**Entries**
>>>>
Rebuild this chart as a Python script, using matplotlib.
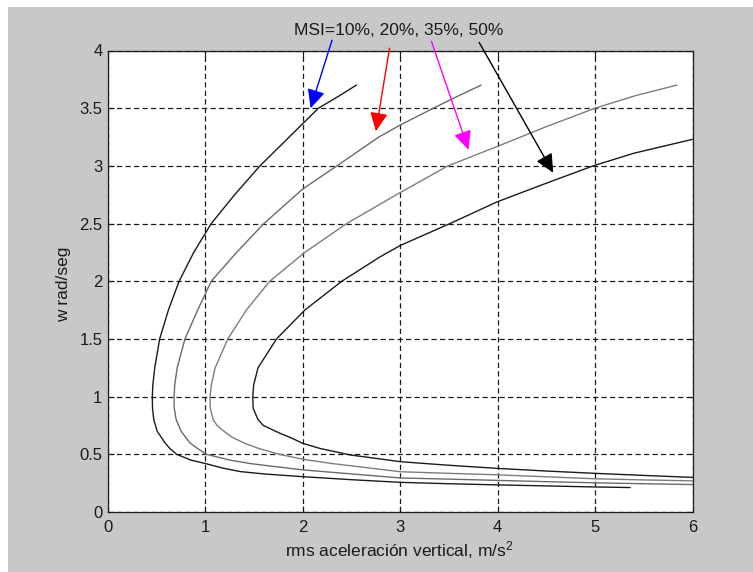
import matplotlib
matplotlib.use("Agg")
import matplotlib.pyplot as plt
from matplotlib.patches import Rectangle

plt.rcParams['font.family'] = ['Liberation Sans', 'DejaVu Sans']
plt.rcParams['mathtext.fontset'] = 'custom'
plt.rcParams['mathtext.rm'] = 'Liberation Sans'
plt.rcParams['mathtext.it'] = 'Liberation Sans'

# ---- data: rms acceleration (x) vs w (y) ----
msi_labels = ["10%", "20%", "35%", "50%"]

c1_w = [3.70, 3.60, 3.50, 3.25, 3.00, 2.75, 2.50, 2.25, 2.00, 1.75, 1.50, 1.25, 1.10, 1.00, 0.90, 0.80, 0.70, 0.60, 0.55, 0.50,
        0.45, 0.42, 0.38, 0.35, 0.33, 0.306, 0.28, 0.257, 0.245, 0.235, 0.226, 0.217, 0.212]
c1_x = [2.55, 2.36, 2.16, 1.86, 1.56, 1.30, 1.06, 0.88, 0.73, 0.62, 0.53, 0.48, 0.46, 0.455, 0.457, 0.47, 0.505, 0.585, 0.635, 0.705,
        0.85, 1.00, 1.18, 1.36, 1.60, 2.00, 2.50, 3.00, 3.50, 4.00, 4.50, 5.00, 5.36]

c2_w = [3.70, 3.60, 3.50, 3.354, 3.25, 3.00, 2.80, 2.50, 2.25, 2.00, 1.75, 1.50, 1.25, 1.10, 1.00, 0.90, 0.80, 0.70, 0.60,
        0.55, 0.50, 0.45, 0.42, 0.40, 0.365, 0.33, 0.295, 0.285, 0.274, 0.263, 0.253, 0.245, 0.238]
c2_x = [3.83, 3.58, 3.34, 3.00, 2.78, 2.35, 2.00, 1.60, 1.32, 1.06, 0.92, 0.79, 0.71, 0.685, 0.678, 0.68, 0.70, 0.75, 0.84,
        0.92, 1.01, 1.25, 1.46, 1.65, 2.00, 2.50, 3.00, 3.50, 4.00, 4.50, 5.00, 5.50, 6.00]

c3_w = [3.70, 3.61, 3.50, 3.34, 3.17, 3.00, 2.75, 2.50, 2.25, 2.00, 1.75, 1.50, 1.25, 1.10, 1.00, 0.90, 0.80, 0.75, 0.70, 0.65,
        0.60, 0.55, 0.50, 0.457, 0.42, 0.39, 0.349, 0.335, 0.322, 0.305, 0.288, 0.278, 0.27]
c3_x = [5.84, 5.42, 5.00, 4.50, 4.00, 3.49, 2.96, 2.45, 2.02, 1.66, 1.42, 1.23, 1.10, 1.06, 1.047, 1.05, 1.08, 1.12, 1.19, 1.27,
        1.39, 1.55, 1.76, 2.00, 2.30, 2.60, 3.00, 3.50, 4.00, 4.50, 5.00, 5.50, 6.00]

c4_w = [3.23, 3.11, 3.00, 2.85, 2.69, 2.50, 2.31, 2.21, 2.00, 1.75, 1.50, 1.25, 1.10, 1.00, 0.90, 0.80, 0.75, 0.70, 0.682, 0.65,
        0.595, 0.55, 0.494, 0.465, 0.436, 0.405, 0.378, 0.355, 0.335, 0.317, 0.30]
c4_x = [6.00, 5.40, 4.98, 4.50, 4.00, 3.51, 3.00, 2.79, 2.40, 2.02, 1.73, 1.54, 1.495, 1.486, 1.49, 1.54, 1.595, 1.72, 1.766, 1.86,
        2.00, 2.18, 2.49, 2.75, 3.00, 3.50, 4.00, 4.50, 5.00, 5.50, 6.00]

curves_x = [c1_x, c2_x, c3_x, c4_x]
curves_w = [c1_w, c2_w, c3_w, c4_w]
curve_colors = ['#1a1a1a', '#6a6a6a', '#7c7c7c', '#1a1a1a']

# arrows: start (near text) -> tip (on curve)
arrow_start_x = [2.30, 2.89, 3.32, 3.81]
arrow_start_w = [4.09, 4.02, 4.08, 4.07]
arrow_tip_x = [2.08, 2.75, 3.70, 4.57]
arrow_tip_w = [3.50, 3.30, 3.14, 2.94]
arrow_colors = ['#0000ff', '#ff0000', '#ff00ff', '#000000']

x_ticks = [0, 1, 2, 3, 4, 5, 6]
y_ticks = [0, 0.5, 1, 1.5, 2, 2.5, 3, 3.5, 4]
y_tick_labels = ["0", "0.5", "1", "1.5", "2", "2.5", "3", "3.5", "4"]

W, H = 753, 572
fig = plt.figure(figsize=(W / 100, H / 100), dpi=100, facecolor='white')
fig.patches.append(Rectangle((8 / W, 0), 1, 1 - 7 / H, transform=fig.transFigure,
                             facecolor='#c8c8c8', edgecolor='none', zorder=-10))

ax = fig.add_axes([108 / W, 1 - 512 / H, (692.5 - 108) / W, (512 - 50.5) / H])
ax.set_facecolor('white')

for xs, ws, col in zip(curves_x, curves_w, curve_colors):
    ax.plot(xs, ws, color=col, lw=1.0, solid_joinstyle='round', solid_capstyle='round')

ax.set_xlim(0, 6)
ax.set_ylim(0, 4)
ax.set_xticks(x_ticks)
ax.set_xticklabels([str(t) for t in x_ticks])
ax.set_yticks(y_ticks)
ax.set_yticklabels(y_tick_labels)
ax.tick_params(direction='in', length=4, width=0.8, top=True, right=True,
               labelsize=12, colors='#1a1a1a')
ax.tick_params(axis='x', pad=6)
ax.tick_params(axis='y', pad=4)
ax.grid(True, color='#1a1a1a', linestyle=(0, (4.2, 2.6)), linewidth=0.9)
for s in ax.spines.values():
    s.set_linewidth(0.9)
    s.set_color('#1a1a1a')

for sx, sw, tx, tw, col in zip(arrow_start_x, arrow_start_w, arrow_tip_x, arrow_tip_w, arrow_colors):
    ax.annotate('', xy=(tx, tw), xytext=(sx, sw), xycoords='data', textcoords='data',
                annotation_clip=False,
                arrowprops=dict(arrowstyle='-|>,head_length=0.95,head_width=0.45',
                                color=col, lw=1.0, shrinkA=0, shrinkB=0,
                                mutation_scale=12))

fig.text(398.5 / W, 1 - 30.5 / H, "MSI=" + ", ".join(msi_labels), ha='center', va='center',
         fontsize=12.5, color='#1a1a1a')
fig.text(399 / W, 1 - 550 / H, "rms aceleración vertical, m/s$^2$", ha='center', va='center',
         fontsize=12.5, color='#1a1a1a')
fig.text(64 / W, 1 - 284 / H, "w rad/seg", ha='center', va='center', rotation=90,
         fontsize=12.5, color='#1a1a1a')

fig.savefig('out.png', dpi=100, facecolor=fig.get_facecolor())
<<<<
>>>>
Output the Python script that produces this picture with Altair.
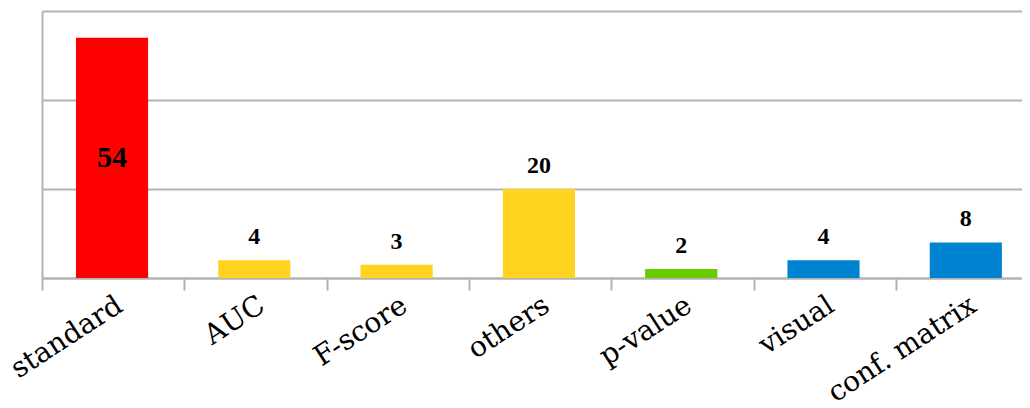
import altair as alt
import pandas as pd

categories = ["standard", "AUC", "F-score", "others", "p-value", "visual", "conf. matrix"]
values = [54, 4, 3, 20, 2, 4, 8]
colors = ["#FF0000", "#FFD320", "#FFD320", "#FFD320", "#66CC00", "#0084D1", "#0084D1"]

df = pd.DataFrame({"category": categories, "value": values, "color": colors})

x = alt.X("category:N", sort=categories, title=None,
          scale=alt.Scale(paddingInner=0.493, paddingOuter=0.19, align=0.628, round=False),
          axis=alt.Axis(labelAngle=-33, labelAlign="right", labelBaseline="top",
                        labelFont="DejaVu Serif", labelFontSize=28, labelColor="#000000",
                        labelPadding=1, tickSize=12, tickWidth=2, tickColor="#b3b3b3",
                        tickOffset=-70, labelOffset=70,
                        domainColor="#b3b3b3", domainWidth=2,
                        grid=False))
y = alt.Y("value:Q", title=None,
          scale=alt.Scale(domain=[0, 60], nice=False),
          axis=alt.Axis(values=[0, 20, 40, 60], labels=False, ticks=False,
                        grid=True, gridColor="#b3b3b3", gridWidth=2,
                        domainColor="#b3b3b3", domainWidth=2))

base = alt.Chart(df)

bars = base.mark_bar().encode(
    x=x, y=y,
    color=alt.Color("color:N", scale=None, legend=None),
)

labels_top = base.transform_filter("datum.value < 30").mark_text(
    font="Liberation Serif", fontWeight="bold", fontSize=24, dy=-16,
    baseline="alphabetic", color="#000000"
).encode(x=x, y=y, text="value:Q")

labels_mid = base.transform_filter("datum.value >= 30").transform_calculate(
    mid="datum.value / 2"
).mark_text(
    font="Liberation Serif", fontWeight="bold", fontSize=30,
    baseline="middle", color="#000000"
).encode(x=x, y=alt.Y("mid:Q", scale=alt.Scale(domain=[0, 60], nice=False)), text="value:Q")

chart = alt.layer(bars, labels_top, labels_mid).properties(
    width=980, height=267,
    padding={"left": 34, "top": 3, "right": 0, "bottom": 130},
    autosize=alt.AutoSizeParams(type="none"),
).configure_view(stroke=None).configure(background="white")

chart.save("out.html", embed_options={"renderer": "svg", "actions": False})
<<<<
**Stated goal**
Looking above, find the stretch of lines that opens with the one holding "Rebuild this chart" and closes with the one holding "4.50, 5.00, 5.36]". Copy it exactly, pictures excluded.

**Final result**
Rebuild this chart as a Python script, using matplotlib.
import matplotlib
matplotlib.use("Agg")
import matplotlib.pyplot as plt
from matplotlib.patches import Rectangle

plt.rcParams['font.family'] = ['Liberation Sans', 'DejaVu Sans']
plt.rcParams['mathtext.fontset'] = 'custom'
plt.rcParams['mathtext.rm'] = 'Liberation Sans'
plt.rcParams['mathtext.it'] = 'Liberation Sans'

# ---- data: rms acceleration (x) vs w (y) ----
msi_labels = ["10%", "20%", "35%", "50%"]

c1_w = [3.70, 3.60, 3.50, 3.25, 3.00, 2.75, 2.50, 2.25, 2.00, 1.75, 1.50, 1.25, 1.10, 1.00, 0.90, 0.80, 0.70, 0.60, 0.55, 0.50,
        0.45, 0.42, 0.38, 0.35, 0.33, 0.306, 0.28, 0.257, 0.245, 0.235, 0.226, 0.217, 0.212]
c1_x = [2.55, 2.36, 2.16, 1.86, 1.56, 1.30, 1.06, 0.88, 0.73, 0.62, 0.53, 0.48, 0.46, 0.455, 0.457, 0.47, 0.505, 0.585, 0.635, 0.705,
        0.85, 1.00, 1.18, 1.36, 1.60, 2.00, 2.50, 3.00, 3.50, 4.00, 4.50, 5.00, 5.36]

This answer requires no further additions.